There is a great deal of research into factors affecting resilience; some point to positive role models, and others to character traits. In my experience, it remains a mystery.
I have met individuals who have endured multiple traumatic events, face obsessive rituals that dominate their days, and struggle with unimaginable inner torment. And yet, these individuals continue to seek answers and solutions to their unwelcome afflictions. It is a credit to them as individuals and a testament to the human determination to survive.
I believe it is near impossible for those who have never experienced a loss of reality or an event that defies belief, to imagine what life might look life in the aftermath of this: darker, more fragile, unjust? And yet, there are survivors, those who have been there and back again.
There is a theory, loosely based on the common dictum: ‘What doesn’t kill us…only makes us stronger’. It is called Post Traumatic Growth Theory. This theory suggests that it is not only possible to successfully treat symptoms associated with trauma but to growpersonally as a result of this. I am not entirely bowled over by this assumption given the perhaps overly positive spin it suggests. However, I would very much like to believe that the human spirit can accommodate significant blows and remain resolute in the face of an uncertain future where appropriate support is provided.

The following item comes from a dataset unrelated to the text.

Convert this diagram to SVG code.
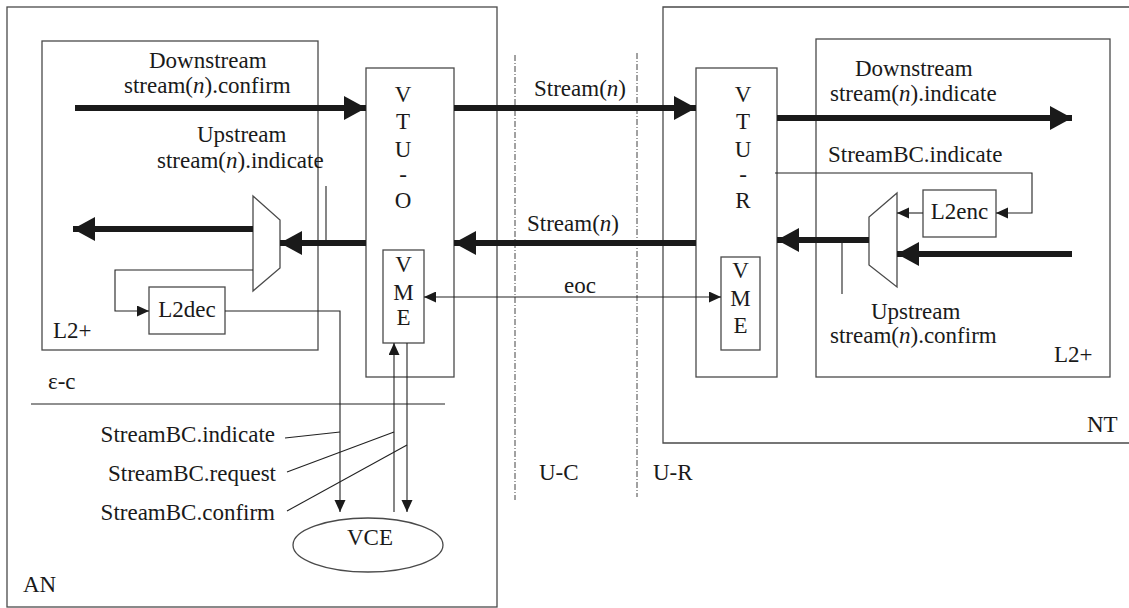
<svg xmlns="http://www.w3.org/2000/svg" width="1129" height="608" viewBox="0 0 1129 608">
<style>
  .box { fill: none; stroke: #4a4a4a; stroke-width: 1.3; }
  .thin { fill: none; stroke: #222; stroke-width: 1.1; }
  .thick { fill: none; stroke: #1a1a1a; stroke-width: 6; }
  .dd { fill: none; stroke: #444; stroke-width: 1; stroke-dasharray: 6 2 1 2; }
  .c { text-anchor: middle; }
  .e { text-anchor: end; }
</style>
<defs>
  <marker id="big" markerUnits="userSpaceOnUse" markerWidth="24" markerHeight="26" refX="22" refY="12" orient="auto">
    <path d="M0,0 L22,12 L0,24 Z" fill="#1a1a1a"/>
  </marker>
  <marker id="small" markerUnits="userSpaceOnUse" markerWidth="14" markerHeight="12" refX="12" refY="5.5" orient="auto">
    <path d="M0,0 L12,5.5 L0,11 Z" fill="#1a1a1a"/>
  </marker>
  <marker id="smallStart" markerUnits="userSpaceOnUse" markerWidth="14" markerHeight="12" refX="0" refY="5.5" orient="auto">
    <path d="M12,0 L0,5.5 L12,11 Z" fill="#1a1a1a"/>
  </marker>
</defs>

<rect width="1129" height="608" fill="#fff"/>

<g font-family="'Liberation Serif', serif" font-size="23" fill="#1a1a1a">

<!-- Access node and network termination -->
<g id="AN">
  <rect class="box" x="7" y="7" width="490" height="600"/>
  <text x="23" y="592">AN</text>
</g>
<g id="NT">
  <path class="box" d="M1129,7 H663 V443 H1129"/>
  <text x="1087" y="432">NT</text>
</g>

<g id="L2plus-AN">
  <rect class="box" x="42" y="41" width="276" height="309"/>
  <text x="53" y="338">L2+</text>
</g>
<g id="L2plus-NT">
  <rect class="box" x="816" y="39" width="294" height="338"/>
  <text x="1054" y="362">L2+</text>
</g>

<g id="VTU-O">
  <rect class="box" x="366" y="68" width="88" height="309"/>
  <text class="c" x="403" y="102">V</text>
  <text class="c" x="403" y="129">T</text>
  <text class="c" x="403" y="157">U</text>
  <text class="c" x="403" y="182">-</text>
  <text class="c" x="403" y="208">O</text>
</g>
<g id="VME-O">
  <rect class="box" x="383" y="250" width="41" height="93"/>
  <text class="c" x="403.5" y="272">V</text>
  <text class="c" x="403.5" y="300">M</text>
  <text class="c" x="403.5" y="325">E</text>
</g>

<g id="VTU-R">
  <rect class="box" x="696" y="68" width="81" height="309"/>
  <text class="c" x="743" y="102">V</text>
  <text class="c" x="743" y="129">T</text>
  <text class="c" x="743" y="157">U</text>
  <text class="c" x="743" y="182">-</text>
  <text class="c" x="743" y="208">R</text>
</g>
<g id="VME-R">
  <rect class="box" x="721" y="257" width="39" height="93"/>
  <text class="c" x="740.5" y="278">V</text>
  <text class="c" x="740.5" y="306">M</text>
  <text class="c" x="740.5" y="333">E</text>
</g>

<g id="mux-AN">
  <path class="box" d="M253,196 L280,220 L280,268 L253,291 Z"/>
</g>
<g id="mux-NT">
  <path class="box" d="M897,193 L869,217 L869,265 L897,287 Z"/>
</g>

<g id="L2dec">
  <rect class="box" x="149" y="287" width="76" height="47"/>
  <text class="c" x="187" y="317">L2dec</text>
</g>
<g id="L2enc">
  <rect class="box" x="923" y="190" width="73" height="47"/>
  <text class="c" x="959.5" y="219">L2enc</text>
</g>

<g id="VCE">
  <ellipse class="box" cx="368" cy="545" rx="75" ry="27"/>
  <text class="c" x="370" y="545">VCE</text>
</g>

<!-- Reference points -->
<g id="ref-points">
  <line class="dd" x1="515" y1="55" x2="515" y2="500"/>
  <line class="dd" x1="637" y1="53" x2="637" y2="497"/>
  <text x="539" y="480">U-C</text>
  <text x="653" y="480">U-R</text>
  <line class="thin" x1="31" y1="404" x2="445" y2="404"/>
  <text x="48" y="389">ε-c</text>
</g>

<g id="connectors">
  <!-- data paths -->
  <line class="thick" x1="75" y1="108" x2="366" y2="108" marker-end="url(#big)"/>
  <line class="thick" x1="454" y1="108" x2="696" y2="108" marker-end="url(#big)"/>
  <line class="thick" x1="777" y1="118" x2="1072" y2="118" marker-end="url(#big)"/>
  <line class="thick" x1="696" y1="243" x2="454" y2="243" marker-end="url(#big)"/>
  <line class="thick" x1="366" y1="243" x2="280" y2="243" marker-end="url(#big)"/>
  <line class="thick" x1="253" y1="229" x2="73" y2="229" marker-end="url(#big)"/>
  <line class="thick" x1="869" y1="240" x2="777" y2="240" marker-end="url(#big)"/>
  <line class="thick" x1="1072" y1="254" x2="897" y2="254" marker-end="url(#big)"/>

  <!-- tick marks on upstream paths -->
  <line class="thin" x1="326" y1="186" x2="326" y2="240"/>
  <line class="thin" x1="842" y1="240" x2="842" y2="294"/>

  <!-- broadcast control paths -->
  <polyline class="thin" points="253,270 115,270 115,311 149,311" marker-end="url(#small)"/>
  <polyline class="thin" points="225,311 340,311 340,512" marker-end="url(#small)"/>
  <line class="thin" x1="394" y1="512" x2="394" y2="343" marker-end="url(#small)"/>
  <line class="thin" x1="407" y1="343" x2="407" y2="512" marker-end="url(#small)"/>
  <polyline class="thin" points="775,173 1032,173 1032,213 996,213" marker-end="url(#small)"/>
  <line class="thin" x1="923" y1="213" x2="897" y2="213" marker-end="url(#small)"/>

  <!-- eoc -->
  <line class="thin" x1="424" y1="297" x2="721" y2="297" marker-start="url(#smallStart)" marker-end="url(#small)"/>

  <!-- primitive leaders -->
  <line class="thin" x1="285" y1="438" x2="340" y2="432"/>
  <line class="thin" x1="287" y1="472" x2="394" y2="432"/>
  <line class="thin" x1="287" y1="511" x2="407" y2="445"/>
</g>

<g id="labels">
  <text x="149" y="68">Downstream</text>
  <text x="124" y="93">stream(<tspan font-style="italic">n</tspan>).confirm</text>
  <text x="197" y="142">Upstream</text>
  <text x="157" y="168">stream(<tspan font-style="italic">n</tspan>).indicate</text>
  <text class="c" x="580" y="96">Stream(<tspan font-style="italic">n</tspan>)</text>
  <text class="c" x="573" y="231">Stream(<tspan font-style="italic">n</tspan>)</text>
  <text class="c" x="580" y="293">eoc</text>
  <text x="855" y="76">Downstream</text>
  <text x="830" y="101">stream(<tspan font-style="italic">n</tspan>).indicate</text>
  <text x="828" y="162">StreamBC.indicate</text>
  <text x="871" y="319">Upstream</text>
  <text x="830" y="343">stream(<tspan font-style="italic">n</tspan>).confirm</text>
  <text class="e" x="275" y="442">StreamBC.indicate</text>
  <text class="e" x="276" y="481">StreamBC.request</text>
  <text class="e" x="275" y="520">StreamBC.confirm</text>
</g>

</g>
</svg>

I can testify to what I have seen in my practice; a desire to find meaning where at first there seems none. This need for meaning aligns itself with the metaphor of the brain as an information processing system. If it is possible to locate trauma and injustice within some form of an extended world view, then what occurs to us over our lifetime, good or bad, might have some chance of being appropriately accommodated, along with all the other experiences and memories that we so efficiently store away.
Following successful treatment for post-traumatic stress disorder, I have often observed a shift in clients’ perspectives towards the self, others and the world. Where once there was no self-compassion to be found, kindness might evolve. Where there was no purpose, a desire to support others can emerge. Perhaps it is integral to the human mind to find meaning in the face of adversity.
Whatever may be the key to resilience, it must not be overlooked by the symptoms associated with poor mental health. To do so would be a huge disservice to those who have suffered and survived.